Exercise details: Without including any pictures, write out the listing below exactly.

Data provided:
Start
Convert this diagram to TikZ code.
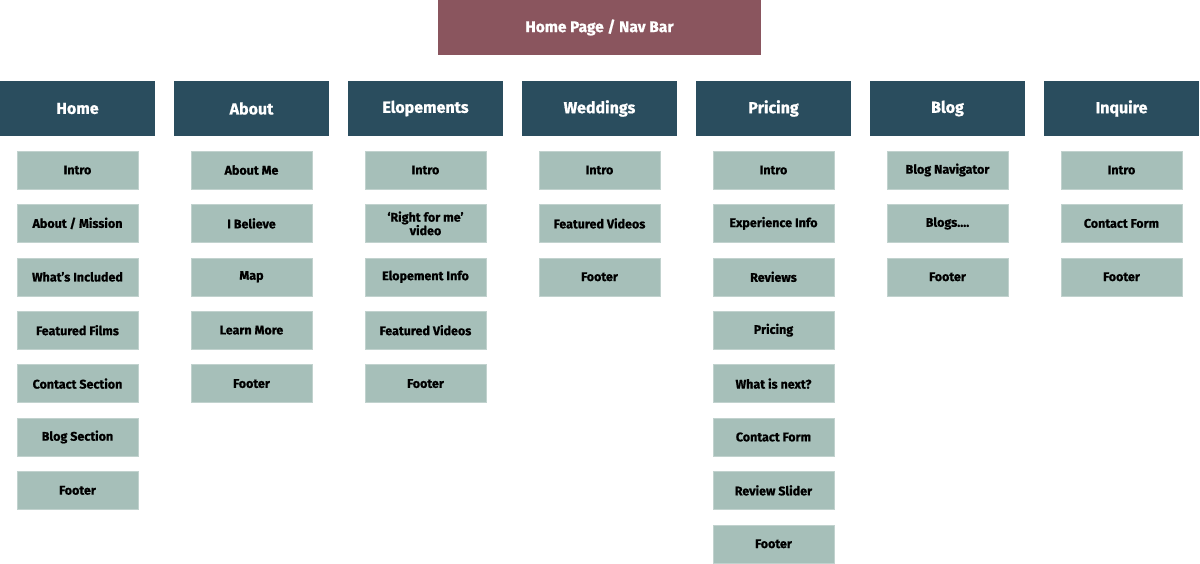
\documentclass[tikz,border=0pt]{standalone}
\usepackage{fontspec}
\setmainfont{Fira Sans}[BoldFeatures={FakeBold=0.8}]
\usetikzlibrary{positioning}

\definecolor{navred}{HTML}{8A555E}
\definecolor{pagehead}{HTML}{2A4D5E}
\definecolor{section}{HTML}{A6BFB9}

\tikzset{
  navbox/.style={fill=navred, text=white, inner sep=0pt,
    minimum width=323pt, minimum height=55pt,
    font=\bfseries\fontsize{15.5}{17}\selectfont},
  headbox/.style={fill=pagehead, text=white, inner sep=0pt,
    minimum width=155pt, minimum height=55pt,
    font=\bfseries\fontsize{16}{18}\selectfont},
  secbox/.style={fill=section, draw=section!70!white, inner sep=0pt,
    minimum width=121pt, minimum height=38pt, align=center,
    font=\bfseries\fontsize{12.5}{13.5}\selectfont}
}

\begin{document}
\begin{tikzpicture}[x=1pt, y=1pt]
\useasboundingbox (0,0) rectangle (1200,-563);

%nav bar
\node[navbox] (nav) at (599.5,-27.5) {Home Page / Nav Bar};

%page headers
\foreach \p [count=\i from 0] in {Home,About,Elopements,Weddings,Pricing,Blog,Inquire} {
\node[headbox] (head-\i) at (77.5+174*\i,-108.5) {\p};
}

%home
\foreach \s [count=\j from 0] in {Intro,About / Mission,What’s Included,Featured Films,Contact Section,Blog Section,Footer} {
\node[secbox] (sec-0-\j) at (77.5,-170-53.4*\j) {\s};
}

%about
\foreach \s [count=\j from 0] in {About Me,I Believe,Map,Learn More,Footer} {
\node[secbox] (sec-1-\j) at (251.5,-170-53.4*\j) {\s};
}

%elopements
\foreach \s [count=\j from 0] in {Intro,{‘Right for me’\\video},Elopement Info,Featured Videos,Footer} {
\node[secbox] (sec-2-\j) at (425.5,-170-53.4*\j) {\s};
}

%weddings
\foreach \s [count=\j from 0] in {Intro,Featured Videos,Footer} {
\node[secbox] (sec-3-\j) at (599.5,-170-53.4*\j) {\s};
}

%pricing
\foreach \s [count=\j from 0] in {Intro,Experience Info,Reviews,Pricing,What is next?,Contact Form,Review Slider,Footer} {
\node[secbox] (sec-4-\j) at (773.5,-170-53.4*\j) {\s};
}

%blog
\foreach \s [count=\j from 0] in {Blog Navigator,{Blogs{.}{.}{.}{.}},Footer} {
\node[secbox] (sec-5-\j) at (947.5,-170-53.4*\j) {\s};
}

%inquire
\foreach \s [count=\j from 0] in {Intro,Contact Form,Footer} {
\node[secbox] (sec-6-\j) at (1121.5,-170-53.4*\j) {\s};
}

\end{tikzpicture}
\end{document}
End
Response to the exercise:
Convert this diagram to TikZ code.
\documentclass[tikz,border=0pt]{standalone}
\usepackage{fontspec}
\setmainfont{Fira Sans}[BoldFeatures={FakeBold=0.8}]
\usetikzlibrary{positioning}

\definecolor{navred}{HTML}{8A555E}
\definecolor{pagehead}{HTML}{2A4D5E}
\definecolor{section}{HTML}{A6BFB9}

\tikzset{
  navbox/.style={fill=navred, text=white, inner sep=0pt,
    minimum width=323pt, minimum height=55pt,
    font=\bfseries\fontsize{15.5}{17}\selectfont},
  headbox/.style={fill=pagehead, text=white, inner sep=0pt,
    minimum width=155pt, minimum height=55pt,
    font=\bfseries\fontsize{16}{18}\selectfont},
  secbox/.style={fill=section, draw=section!70!white, inner sep=0pt,
    minimum width=121pt, minimum height=38pt, align=center,
    font=\bfseries\fontsize{12.5}{13.5}\selectfont}
}

\begin{document}
\begin{tikzpicture}[x=1pt, y=1pt]
\useasboundingbox (0,0) rectangle (1200,-563);

%nav bar
\node[navbox] (nav) at (599.5,-27.5) {Home Page / Nav Bar};

%page headers
\foreach \p [count=\i from 0] in {Home,About,Elopements,Weddings,Pricing,Blog,Inquire} {
\node[headbox] (head-\i) at (77.5+174*\i,-108.5) {\p};
}

%home
\foreach \s [count=\j from 0] in {Intro,About / Mission,What’s Included,Featured Films,Contact Section,Blog Section,Footer} {
\node[secbox] (sec-0-\j) at (77.5,-170-53.4*\j) {\s};
}

%about
\foreach \s [count=\j from 0] in {About Me,I Believe,Map,Learn More,Footer} {
\node[secbox] (sec-1-\j) at (251.5,-170-53.4*\j) {\s};
}

%elopements
\foreach \s [count=\j from 0] in {Intro,{‘Right for me’\\video},Elopement Info,Featured Videos,Footer} {
\node[secbox] (sec-2-\j) at (425.5,-170-53.4*\j) {\s};
}

%weddings
\foreach \s [count=\j from 0] in {Intro,Featured Videos,Footer} {
\node[secbox] (sec-3-\j) at (599.5,-170-53.4*\j) {\s};
}

%pricing
\foreach \s [count=\j from 0] in {Intro,Experience Info,Reviews,Pricing,What is next?,Contact Form,Review Slider,Footer} {
\node[secbox] (sec-4-\j) at (773.5,-170-53.4*\j) {\s};
}

%blog
\foreach \s [count=\j from 0] in {Blog Navigator,{Blogs{.}{.}{.}{.}},Footer} {
\node[secbox] (sec-5-\j) at (947.5,-170-53.4*\j) {\s};
}

%inquire
\foreach \s [count=\j from 0] in {Intro,Contact Form,Footer} {
\node[secbox] (sec-6-\j) at (1121.5,-170-53.4*\j) {\s};
}

\end{tikzpicture}
\end{document}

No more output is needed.